Lise Morin

Parution : imagine… 65, Sainte-Foy, 1993, p. 61-72.

Comme l’indique le titre de son étude, Lise Morin analyse la nouvelle fantastique de Marie José Thériault, « Les Cyclopes du jardin public », en exposant le mécanisme de séduction dont le personnage masculin est le jouet. Elle établit d’abord une distinction entre « un discours de la séduction qui vise à gagner l’adhésion du lecteur », et un discours sur la séduction qui « donne à voir la fascination exercée par une créature maléfique sur son humaine proie ». Reconnaissant que ces deux types d’envoûtement sont parfois intimement liés, elle se concentre sur le second discours qui opère, pourrait-on dire, en trois temps : le leurre, la réification et la transformation.

Le paysage naturel et urbain qui se modifie à l’encontre de toute vraisemblance compose un décor factice, principal agent du leurre qui appâte la victime, auquel il faut ajouter le personnage de l’Eurasienne qui guide l’homme. Cette femme joue sur le double sens de séduire : plaire et tromper. L’essayiste montre aussi que la séduction de l’homme, qui entraîne sa réification – perte du statut chez le sujet qui devient un objet de consommation –, tire profit de certains attributs de la victime : faible sens de l’observation, absence de clairvoyance, manque total d’imagination, difficulté à interpréter correctement le réel. Si bien que, dans le fantastique, avance Lise Morin, la victime se fait complice de son agresseur en cédant à l’attirance ou à la fascination. 
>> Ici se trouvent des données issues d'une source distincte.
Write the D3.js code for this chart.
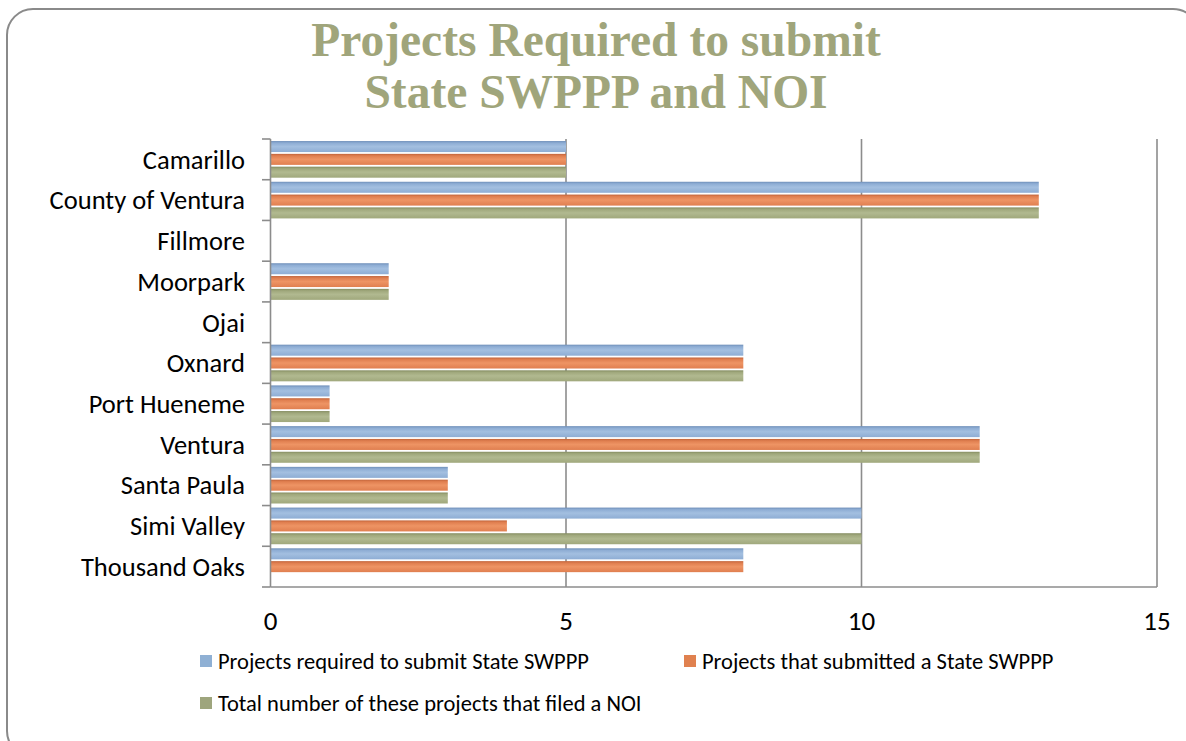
<!DOCTYPE html>
<html><head><meta charset="utf-8">
<script src="https://cdn.jsdelivr.net/npm/d3@7"></script>
<style>body{margin:0;background:#fff;}svg{display:block;}</style>
</head><body>
<script>
const categories = ["Camarillo","County of Ventura","Fillmore","Moorpark","Ojai","Oxnard","Port Hueneme","Ventura","Santa Paula","Simi Valley","Thousand Oaks"];
const seriesNames = ["Projects required to submit State SWPPP","Projects that submitted a State SWPPP","Total number of these projects that filed a NOI"];
const required  = [5,13,0,2,0,8,1,12,3,10,8];
const submitted = [5,13,0,2,0,8,1,12,3,4,8];
const filedNOI  = [5,13,0,2,0,8,1,12,3,10,0];
const xTicks = [0,5,10,15];
const titleLines = ["Projects Required to submit","State SWPPP and NOI"];

const W=1186,H=741;
const svg=d3.select("body").append("svg").attr("width",W).attr("height",H);
const defs=svg.append("defs");
const pal=[
  {top:"#6f8fb9",mid:"#a3bfe0",bot:"#8eadd4",leg:"#8fb0d4"},
  {top:"#c2643a",mid:"#ee9464",bot:"#e07f50",leg:"#e0814f"},
  {top:"#858d62",mid:"#b1b990",bot:"#a0a87c",leg:"#9ea57d"}
];
pal.forEach((p,i)=>{
  const g=defs.append("linearGradient").attr("id","g"+i).attr("x1",0).attr("y1",0).attr("x2",0).attr("y2",1);
  g.append("stop").attr("offset","0%").attr("stop-color",p.top);
  g.append("stop").attr("offset","18%").attr("stop-color",p.bot);
  g.append("stop").attr("offset","50%").attr("stop-color",p.mid);
  g.append("stop").attr("offset","100%").attr("stop-color",p.bot);
});

// frame
svg.append("rect").attr("x",7).attr("y",9).attr("width",1192).attr("height",748).attr("rx",26)
  .attr("fill","none").attr("stroke","#8a8a8a").attr("stroke-width",2);

// title
const title=svg.append("text").attr("text-anchor","middle").attr("fill","#a0a57b")
  .attr("font-family","'Liberation Serif','DejaVu Serif',serif").attr("font-weight","bold").attr("font-size",47.5);
titleLines.forEach((t,i)=>title.append("tspan").attr("x",596).attr("y",56+i*52).text(t));

const L=270.5,R=1157,T=139,B=587;
const x=d3.scaleLinear().domain([0,15]).range([L,R]);
const y=d3.scaleBand().domain(categories).range([T,B]).paddingInner(0.1).paddingOuter(0.05);
const yi=d3.scaleBand().domain([0,1,2]).range([0,y.bandwidth()]).paddingInner(0.14).paddingOuter(0);

// gridlines
svg.append("g").selectAll("line").data(xTicks.slice(1)).join("line")
  .attr("x1",d=>x(d)).attr("x2",d=>x(d)).attr("y1",T).attr("y2",B)
  .attr("stroke","#8c8c8c").attr("stroke-width",1.6);

// bars
const data=[required,submitted,filedNOI];
const gCat=svg.append("g").selectAll("g").data(categories).join("g")
  .attr("transform",c=>`translate(0,${y(c)})`);
gCat.selectAll("rect").data((c,ci)=>data.map((s,si)=>({si,v:s[ci]})).filter(d=>d.v>0)).join("rect")
  .attr("x",x(0)).attr("y",d=>yi(d.si)).attr("height",yi.bandwidth())
  .attr("width",d=>x(d.v)-x(0)).attr("fill",d=>`url(#g${d.si})`);

// y axis
const yBounds=d3.range(categories.length+1).map(i=>T+i*(B-T)/categories.length);
svg.append("line").attr("x1",L).attr("x2",L).attr("y1",T).attr("y2",B).attr("stroke","#8c8c8c").attr("stroke-width",1.6);
svg.append("g").selectAll("line").data(yBounds).join("line")
  .attr("x1",262).attr("x2",L).attr("y1",d=>d).attr("y2",d=>d).attr("stroke","#8c8c8c").attr("stroke-width",1.6);
svg.append("line").attr("x1",L).attr("x2",R).attr("y1",B).attr("y2",B).attr("stroke","#8c8c8c").attr("stroke-width",1.6);

const font="Carlito,'Open Sans','Noto Sans',sans-serif";
svg.append("g").selectAll("text").data(categories).join("text")
  .attr("x",245).attr("y",c=>y(c)+y.bandwidth()/2).attr("dy","0.35em").attr("text-anchor","end")
  .attr("font-family",font).attr("font-size",26.5).attr("fill","#000").text(c=>c);

svg.append("g").selectAll("text").data(xTicks).join("text")
  .attr("x",d=>x(d)).attr("y",630).attr("text-anchor","middle")
  .attr("font-family",font).attr("font-size",27).attr("fill","#000").text(d=>d);

// legend
const legPos=[[200,661],[684,661],[200,703]];
const leg=svg.append("g").selectAll("g").data(seriesNames).join("g")
  .attr("transform",(d,i)=>`translate(${legPos[i][0]},${legPos[i][1]})`);
leg.append("rect").attr("x",0).attr("y",-6).attr("width",12).attr("height",12).attr("fill",(d,i)=>pal[i].leg);
leg.append("text").attr("x",18).attr("y",0).attr("dy","0.35em").attr("font-family",font).attr("font-size",22.5)
  .attr("fill","#000").text(d=>d);
</script>
</body></html>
La phase finale qui suit la pétrification de l’homme mène à sa transformation en cubes de chair crue servis sur des canapés. Ainsi, le fantastique inverse les rôles : le consommateur potentiel que représentait l’homme en observant le contenu des vitrines de la rue commerciale chinoise qu’il emprunte est lui-même consommé par des douzaines de femmes semblables à l’Eurasienne. Lise Morin conclut son exposé en rappelant que la victime, qui est en définitive responsable de son sort, a au moins « l’insigne privilège de contempler la beauté du diable ».

Source : Janelle, Claude, L'ASFFQ 1993, Alire, p. 224.